Will Jill Stein be at the debate? The answer is yes; the Green Party nominee will be there, and she will be accompanied by a large group of protesters.
Late last week, despite Dr. Stein and Libertarian presidential candidate Gary Johnson‘s efforts, the Commission on Presidential Debates announced that only the Republican and Democratic nominees would be on the debate stage on September 26 at Hofstra University in Hempstead, New York. NBC’s Lester Holt will moderate the first debate.
The commission set the rules over a year ago; they stated, a candidate had to be around 15 percent in the following polls ABC-Washington Post, CBS-New York Times, CNN-ORC, Fox News, and the NBC/Wall Street Journal to take part in the debates.
According to the latest polls from CBS/NYT, among registered voters Hillary Clinton is at 41 percent, Donald Trump is at 39 percent, Johnson is at 11 percent, and Stein has 5 percent.

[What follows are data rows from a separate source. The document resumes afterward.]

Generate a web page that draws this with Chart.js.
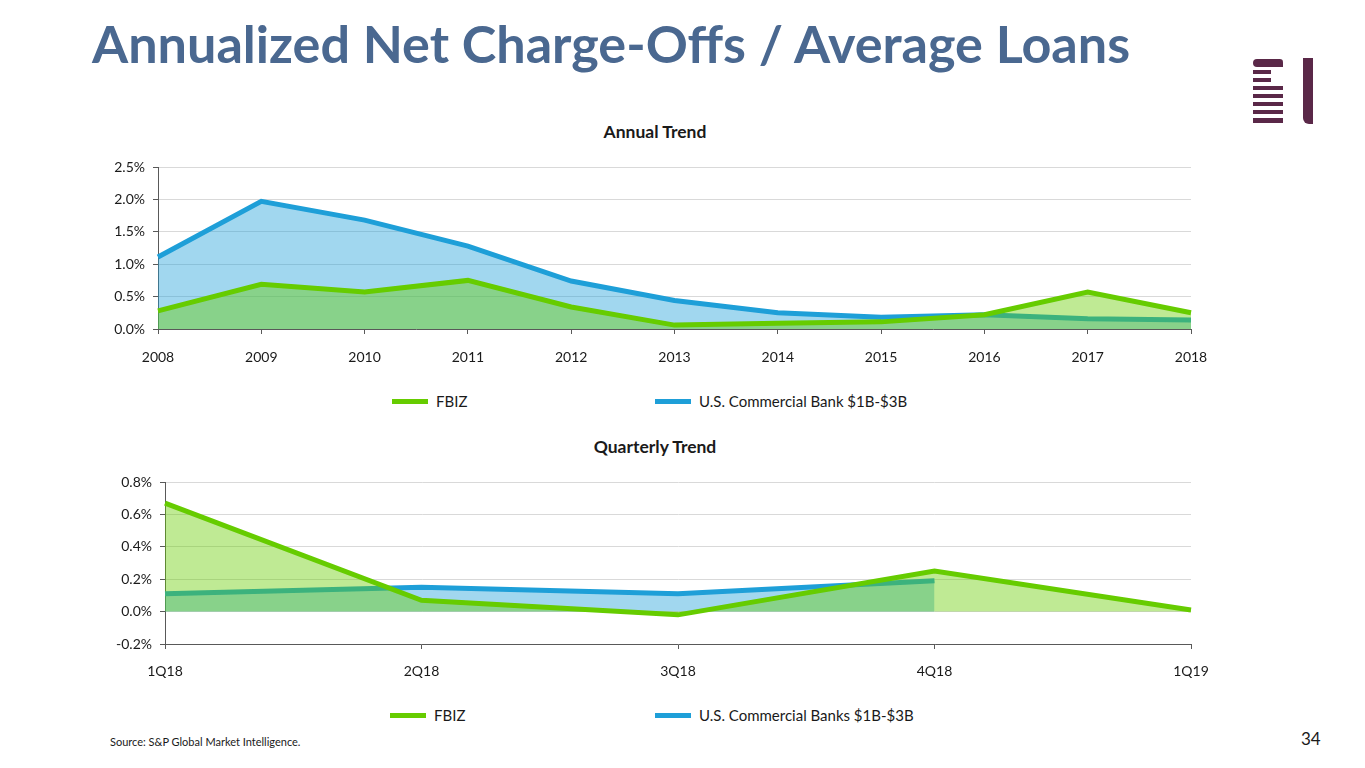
<!DOCTYPE html>
<html>
<head>
<meta charset="utf-8">
<script src="https://cdn.jsdelivr.net/npm/chart.js@4.4.1/dist/chart.umd.min.js"></script>
<style>
  body { margin: 0; background: #fff; font-family: Lato, "Open Sans", sans-serif; }
  #page { position: relative; width: 1365px; height: 768px; overflow: hidden; }
  .abs { position: absolute; }
  #title { left: 92px; top: 12px; font-size: 52px; font-weight: 700; color: #4A6890; white-space: nowrap; transform-origin: 0 0; }
  .chart-title { width: 1110px; left: 100px; text-align: center; font-size: 17.5px; font-weight: 700; color: #1a1a1a; }
  .legend-item { font-size: 15px; color: #1a1a1a; display: flex; align-items: center; white-space: nowrap; }
  .swatch { width: 36px; height: 5px; margin-right: 8px; }
  #source { left: 110px; top: 735px; font-size: 11px; color: #1a1a1a; }
  #pagenum { left: 1301px; top: 728px; font-size: 17px; color: #1a1a1a; }
  .logo { background: #5A2848; position: absolute; }
</style>
</head>
<body>
<div id="page">
  <div id="title" class="abs">Annualized Net Charge-Offs / Average Loans</div>

  <!-- logo -->
  <div class="logo" style="left:1253px; top:59px; width:30px; height:8px; border-radius:6px 5px 0 6px;"></div>
  <div class="logo" style="left:1253px; top:70px; width:18px; height:4px;"></div>
  <div class="logo" style="left:1253px; top:78px; width:18px; height:4px;"></div>
  <div class="logo" style="left:1253px; top:86px; width:30px; height:4px;"></div>
  <div class="logo" style="left:1253px; top:94px; width:30px; height:4px;"></div>
  <div class="logo" style="left:1253px; top:102px; width:30px; height:4px;"></div>
  <div class="logo" style="left:1253px; top:110px; width:30px; height:4px;"></div>
  <div class="logo" style="left:1253px; top:118px; width:30px; height:5px;"></div>
  <div class="logo" style="left:1303px; top:58px; width:10px; height:66px; border-radius:0 0 0 6px;"></div>

  <div class="abs chart-title" style="top:121px;">Annual Trend</div>
  <canvas id="annual" class="abs" width="1110" height="210" style="left:100px; top:160px;"></canvas>
  <div class="abs legend-item" style="left:392px; top:392px;"><span class="swatch" style="background:#66CC00"></span>FBIZ</div>
  <div class="abs legend-item" style="left:655px; top:392px;"><span class="swatch" style="background:#1E9FD8"></span>U.S. Commercial Bank $1B-$3B</div>

  <div class="abs chart-title" style="top:436px;">Quarterly Trend</div>
  <canvas id="quarterly" class="abs" width="1110" height="215" style="left:100px; top:470px;"></canvas>
  <div class="abs legend-item" style="left:390px; top:706px;"><span class="swatch" style="background:#66CC00"></span>FBIZ</div>
  <div class="abs legend-item" style="left:655px; top:706px;"><span class="swatch" style="background:#1E9FD8"></span>U.S. Commercial Banks $1B-$3B</div>

  <div id="source" class="abs">Source: S&amp;P Global Market Intelligence.</div>
  <div id="pagenum" class="abs">34</div>
</div>

<script>
// Annual trend data (% of average loans)
const years = ['2008', '2009', '2010', '2011', '2012', '2013', '2014', '2015', '2016', '2017', '2018'];
const fbizAnnual = [0.28, 0.69, 0.57, 0.75, 0.34, 0.06, 0.09, 0.11, 0.22, 0.57, 0.25];
const banksAnnual = [1.11, 1.97, 1.68, 1.28, 0.74, 0.44, 0.25, 0.18, 0.22, 0.16, 0.14];
const annualYTicks = [0, 0.5, 1.0, 1.5, 2.0, 2.5];

// Quarterly trend data
const quarters = ['1Q18', '2Q18', '3Q18', '4Q18', '1Q19'];
const fbizQuarterly = [0.67, 0.07, -0.02, 0.25, 0.01];
const banksQuarterly = [0.11, 0.15, 0.11, 0.19, null];
const quarterlyYTicks = [-0.2, 0, 0.2, 0.4, 0.6, 0.8];

const GREEN = '#66CC00';
const BLUE = '#1E9FD8';

// squeeze the big title to the width it has on the slide
const titleEl = document.getElementById('title');
titleEl.style.transform = 'scaleX(' + (1038 / titleEl.offsetWidth) + ')';

function makeChart(id, labels, fbiz, banks, yTicks, yWidth, padTop, xPad) {
    const tickFont = { family: 'Lato', size: 14 };
    return new Chart(document.getElementById(id), {
        type: 'line',
        data: {
            labels: labels,
            datasets: [
                {
                    label: 'FBIZ',
                    data: fbiz,
                    borderColor: GREEN,
                    backgroundColor: 'rgba(102, 204, 0, 0.42)',
                    borderWidth: 5,
                    fill: 'origin',
                    pointRadius: 0,
                    tension: 0
                },
                {
                    label: 'U.S. Commercial Banks',
                    data: banks,
                    borderColor: BLUE,
                    backgroundColor: 'rgba(30, 159, 216, 0.42)',
                    borderWidth: 5,
                    fill: 'origin',
                    pointRadius: 0,
                    tension: 0
                }
            ]
        },
        options: {
            responsive: false,
            animation: false,
            devicePixelRatio: 1,
            layout: { padding: { top: padTop, right: 19, left: 0, bottom: 0 } },
            plugins: { legend: { display: false }, tooltip: { enabled: false } },
            scales: {
                x: {
                    offset: false,
                    grid: { drawOnChartArea: false, tickLength: 5, tickColor: '#595959' },
                    border: { color: '#595959', width: 1 },
                    ticks: { color: '#1a1a1a', font: tickFont, padding: xPad, maxRotation: 0, autoSkip: false },
                    afterFit: scale => {
                        scale.height = 41;
                        scale.paddingLeft = 0;
                        scale.paddingRight = 0;
                    }
                },
                y: {
                    min: yTicks[0],
                    max: yTicks[yTicks.length - 1],
                    afterBuildTicks: axis => { axis.ticks = yTicks.map(v => ({ value: v })); },
                    grid: { color: '#D9D9D9', tickLength: 5, tickColor: '#595959' },
                    border: { color: '#595959', width: 1 },
                    ticks: {
                        color: '#1a1a1a', font: tickFont, padding: 8,
                        callback: v => v.toFixed(1) + '%'
                    },
                    afterFit: scale => {
                        scale.width = yWidth;
                        scale.paddingTop = 0;
                        scale.paddingBottom = 0;
                    }
                }
            }
        }
    });
}

makeChart('annual', years, fbizAnnual, banksAnnual, annualYTicks, 58, 7, 15);
makeChart('quarterly', quarters, fbizQuarterly, banksQuarterly, quarterlyYTicks, 65, 12, 14);
</script>
</body>
</html>
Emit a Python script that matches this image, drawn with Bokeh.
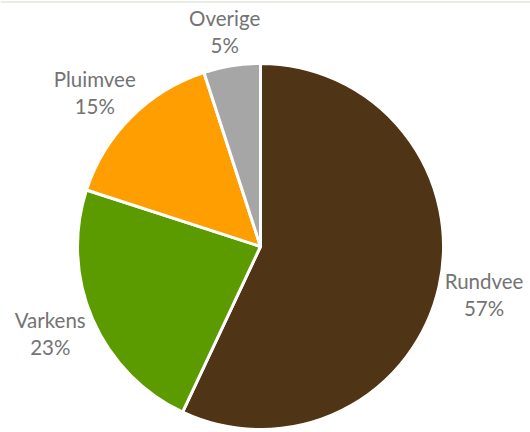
import math
from bokeh.plotting import figure
from bokeh.models import Range1d, ColumnDataSource, Span
from bokeh.core.properties import value
from bokeh.embed import file_html
from bokeh.resources import INLINE

categories = ["Rundvee", "Varkens", "Pluimvee", "Overige"]
values = [57, 23, 15, 5]
colors = ["#4F3415", "#5B9B00", "#FF9E00", "#A6A6A6"]

W, H = 530, 432
cx, cy, r = 260, 432 - 246, 183
pad = 9
char_w = 5.3
half_h = 26

total = sum(values)
starts, ends, lx, ly, names, pcts = [], [], [], [], [], []
cum = 0.0
for c, v in zip(categories, values):
    a0 = math.pi / 2 - 2 * math.pi * cum / total
    cum += v
    a1 = math.pi / 2 - 2 * math.pi * cum / total
    starts.append(a0)
    ends.append(a1)
    mid = (a0 + a1) / 2
    half_w = len(c) * char_w
    lx.append(cx + (r + pad) * math.cos(mid) + half_w * math.cos(mid))
    ly.append(cy + (r + pad) * math.sin(mid) + half_h * math.sin(mid))
    names.append(c)
    pcts.append(f"{round(100 * v / total)}%")

src = ColumnDataSource(dict(start=starts, end=ends, color=colors, lx=lx, ly=ly,
                            name=names, pct=pcts))

p = figure(width=W, height=H, output_backend="svg", toolbar_location=None,
           x_range=Range1d(0, W), y_range=Range1d(0, H), min_border=0)
p.xaxis.visible = False
p.yaxis.visible = False
p.grid.visible = False
p.outline_line_color = None
p.background_fill_color = "white"
p.border_fill_color = "white"

p.add_layout(Span(location=H - 1.5, dimension="width", line_color="#E3E6DE", line_width=1.5))

p.wedge(x=cx, y=cy, radius=r, start_angle="start", end_angle="end",
        direction="clock", fill_color="color", line_color="white",
        line_width=3, source=src)

p.text(x="lx", y="ly", text="name", source=src, text_align="center",
       text_baseline="middle", y_offset=-13, text_font=value("Lato"),
       text_font_size="20.5px", text_color="#737373")
p.text(x="lx", y="ly", text="pct", source=src, text_align="center",
       text_baseline="middle", y_offset=14, text_font=value("Lato"),
       text_font_size="20.5px", text_color="#737373")

open("out.html", "w").write(file_html(p, INLINE))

The third-party candidates reacted to the news very differently. The leader of the Libertarian Party issued a statement, which read:
“The Commission is a private organization created 30 years ago by the Republican and Democratic parties for the clear purpose of taking control of the only nationally-televised presidential debates voters will see. At the time of its creation, the leaders of those two parties made no effort to hide the fact that they didn’t want any third party intrusions into their shows.”
Johnson said he hopes to have better polling numbers to earn a spot during the second debate in early October. Stein, on the other hand, stated in a press release that she plans to protest outside of the event with hundreds of her supporters.
Stein has taken part in dozens of protests in the past, just last week she was charged for spray-painting on a bulldozer at an anti-pipeline protest in North Dakota. She said:
“We will be at the debate to insist that Americans not only have a right to vote, but we have a right to know who we can vote for.”
The commission is expected to review the criteria for the second and third debates in the future. The last time a third-party candidate took part in all three presidential debates was in 1992, when Ross Perot, an independent, met the polling threshold set by the commission.